NavList:
A Community Devoted to the Preservation and Practice of Celestial Navigation and Other Methods of Traditional Wayfinding
From: N Drummond
Date: 2016 Mar 29, 20:06 -0700
Adding to what Bill Morris provided, specifically on "How" the Wild company reached such precision- below is the mechanical and optical part- additionally, in the field observers would take 16-32 repeated sets of observations over 4-10 nights to allow for repetition and improved measurement accuracy using statistical processing of the observational data.
The T-4 is primarily designed in part as a larger version of the Wild T-2 / T-3 theodolites- which by the time Wild designed the T-4 in the mid 1940's they had over 20+ years of making the T-2. The Wild T-4 instrument can read directly to .1 second (that's 1 in 12.96 million divisions). Key to this capabilty was a very large glass horizontal circle, an impersonal eyepiece micrometer to read the horizontal glass circle, and of course the incredibly precise optical and mechanical fabrication capability of the Wild company.
- the large horizontal circle (240mm, or 24cm, or 9.5 inches) provided a basic instrument capable of 2-second readings by scaling the same design capability already in use with the Wild T-2 and T-3. For comparison, the Wild T-2 can be read directly to .4 seconds, with a horizontal circle of 8.5cm; the T-4 design uses a glass circle 3X larger with the abilty for measuring about 3.3X greater divisions compared to the T-2 (.1 sec vs .4 sec)
- the optical micrometer at the eyepice further divided the 2-second reading into 20 divisions- so 2-seconds, divided into 1/20- became .1 second direct reading.
(think of using a microscope with 20-divisions/ intervals across the field-of-view to read the horizontal circle markings)

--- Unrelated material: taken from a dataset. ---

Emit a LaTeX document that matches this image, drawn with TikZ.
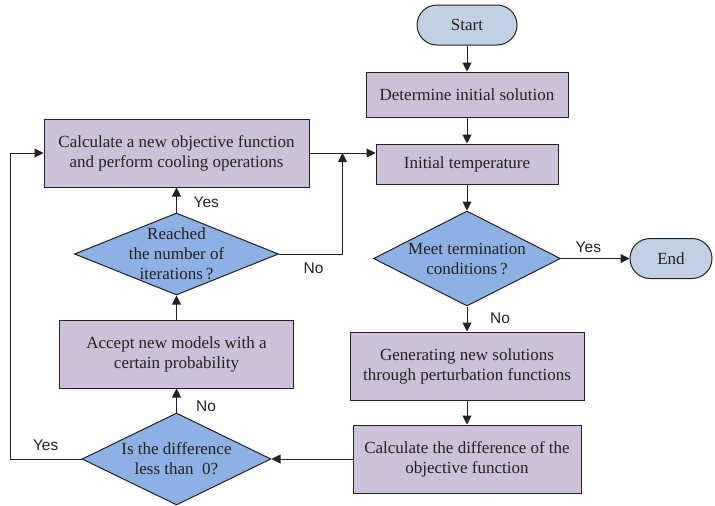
\documentclass[tikz,border=0pt]{standalone}
\usepackage{fontspec}
\setmainfont{Liberation Serif}
\newfontfamily\labelfont{Liberation Sans}
\usetikzlibrary{positioning,shapes.geometric,arrows.meta}

\definecolor{procfill}{RGB}{203,193,217}
\definecolor{decifill}{RGB}{141,177,226}
\definecolor{termfill}{RGB}{194,208,227}
\definecolor{edgegray}{RGB}{34,34,34}

\begin{document}
\begin{tikzpicture}[
  x=1pt, y=-1pt,
  node distance=26pt,
  font=\fontsize{17}{20}\selectfont,
  process/.style={
    draw=edgegray,
    fill=procfill,
    text=edgegray,
    line width=1pt,
    align=center,
    inner sep=0pt,
    minimum height=68pt
  },
  decision/.style={diamond, draw=edgegray, fill=decifill, line width=1pt, inner sep=0pt},
  terminal/.style={draw=edgegray, fill=termfill, text=edgegray, line width=1pt,
    rounded corners=20pt, minimum width=100pt, minimum height=40pt},
  yesno/.style={font=\labelfont\fontsize{15.5}{18}\selectfont, text=edgegray, inner sep=2pt},
  arrow/.style={-{Triangle[length=9pt,width=9pt]}, line width=1pt, draw=edgegray}
]
\useasboundingbox (0,0) rectangle (715,506);

% right column
\node[terminal] (start) at (467,25) {Start};
\node[process, below=of start, minimum width=202pt, minimum height=45pt] (initsol) {Determine initial solution};
\node[process, below=of initsol, minimum width=182pt, minimum height=40pt] (inittemp) {Initial temperature};
\node[decision, below=of inittemp, minimum width=187pt, minimum height=95pt,
  label={[align=center, text=edgegray]center:{Meet termination\\conditions\,?}}] (meet) {};
\node[terminal, right=68.5pt of meet, minimum width=82pt] (finish) {End};
\node[process, below=25pt of meet, minimum width=234pt] (perturb) {Generating new solutions\\through perturbation functions};
\node[process, below=24pt of perturb, minimum width=228pt] (calcdiff) {Calculate the difference of the\\objective function};

% left column
\node[decision, left=81pt of calcdiff, minimum width=189pt, minimum height=92pt,
  label={[align=center, text=edgegray]center:{Is the difference\\less than~~0?}}] (isdiff) {};
\node[process, above=24pt of isdiff, minimum width=234pt] (accept) {Accept new models with a\\certain probability};
\node[decision, above=24pt of accept, minimum width=204pt, minimum height=82pt,
  label={[align=center, text=edgegray]center:{Reached\\the number of\\iterations\,?}}] (reached) {};
\node[process, above=25pt of reached, minimum width=265pt] (calcnew) {Calculate a new objective function\\and perform cooling operations};

\coordinate[right=33pt of calcnew.east] (merge);
\coordinate[left=71pt of isdiff.west] (loopcorner);

% yes / no labels
\node[yesno, anchor=west] (yesReach) at ([xshift=15pt,yshift=10pt]reached.north) {Yes};
\node[yesno, anchor=west] (noReach) at ([xshift=22.5pt,yshift=-14.5pt]reached.east) {No};
\node[yesno, anchor=west] (yesMeet) at ([xshift=12.5pt,yshift=11pt]meet.east) {Yes};
\node[yesno, anchor=west] (noMeet) at ([xshift=21pt,yshift=-11.5pt]meet.south) {No};
\node[yesno, anchor=west] (noDiff) at ([xshift=17.5pt,yshift=6.5pt]isdiff.north) {No};
\node[yesno, anchor=east] (yesDiff) at ([xshift=-21pt,yshift=13.5pt]isdiff.west) {Yes};

\draw[arrow] (start) -- (initsol);
\draw[arrow] (initsol) -- (inittemp);
\draw[arrow] (inittemp) -- (meet);
\draw[arrow] (meet) -- (finish);
\draw[arrow] (meet) -- (perturb);
\draw[arrow] (perturb) -- (calcdiff);
\draw[arrow] (calcdiff) -- (isdiff);
\draw[arrow] (isdiff) -- (accept);
\draw[arrow] (accept) -- (reached);
\draw[arrow] (reached) -- (calcnew);
\draw[arrow] (calcnew.east) -- (calcnew.east -| inittemp.west);
\draw[arrow] (reached.east) -| (merge);
\draw[arrow] (isdiff.west) -- (loopcorner) |- (calcnew.west);
\end{tikzpicture}
\end{document}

The key technology that provided this capability is due to the use of photo-lithographic methods to mark the horizontal circle, not mechanical engraving- The T-4, with a 240mm (24cm/ 10inch) wide circle, had a lot more room for photo-lithographically etching the needed markings to allow 2-second graduations on the circle.
This would be similar to the way that microprocessor designs are photo-lithographed and chemically photo-etched into silicon-
I'm not sure of the exact process Wild used on the T-4 (timeframe was 1940's, so photo-chemical processes were well known by then), but I'm guessing that the precision template for the glass circle would have been designed at a much larger scale, (perhaps using a dividing engine for part of this design) - then the template design of the glass circle could have been photographed, and converted into a transparent negative. The negative would then have been photographically projected via optical-reduction lenses onto the 240mm glass circle which was coated with a photo-resisitive coating. The light of the exposed pattern of gradations would have changed the photo-resisitive coating, which when treated with another chemical would have selectively removed the coated graduations leaving bare glass- the bare glass would have been exposed to a etching chemical, which etched the lines into the glass- then, the etched lines in the glass circle could be treated with a dye or another chemical to darken the 2-second marks. For computer chips this is done using a much smaller silicon wafer, using UV or X-ray light for the photo-lithographic reduction; the current silicon chip technology is limited by the wavelength of light used as to the minimum spacing between etched lines, currently around 14 nano-meters, or about 1/1000 the spacing on the T-4 circle. (physical distance between 2-second gradation marks on the T-4 horizontal circle was 2000 nano-meters (2 micrometers, or .002 mm)
The divisions on the 240mm circle to reach 2-second graduations needed to be spaced .002mm apart (or 2 micrometers)- certainly not trivial, but Wild had the capabilityfor this by using their own high-quality optical lenses, of which Wild had lots of experience with from their aerial-camera lenses (which provide the same type of reduction capability- imaging the actual surface of the earth say 2x2 km square, and reducing the image to a film negative 20x20cm- factor of 10,000, very common in aerial photography.
The micrometer eyepiece was also similar to the Wild method of reading the circles of the T-2/T3; it is basically a microscope used to read the exact difference between the set of 2-second markings, with 20 intervals of the micrometer equal to a single 2-second gradation. (2 seconds divided by 20 intervals = .1 second direct reading)
The T-4 main telescope had either a 60x or 80x telescope- which was useful for sighting the various stars used for astronomical observations- but the telescope magnifcation by itself wasn't the key to the T-4's capability- (you can get a simple telescope to be 100x power quite easily, although the image won't be very bright)- instead it was the ability to use a very bright, optical telescope with corrected optics for chroma and astigmatism to observe a star- and have that telescope precisely measure the incredibly small individual angles with the accompanying glass circle measurements in both the horizontal/vertical which allowed for it's accuracy and precision. Wild was using coated glass optics at this point as well, which improved light transmission greatly, to over 95%- compared to uncoated optics of competing instruments, reducing light transmission to the 50-70% range.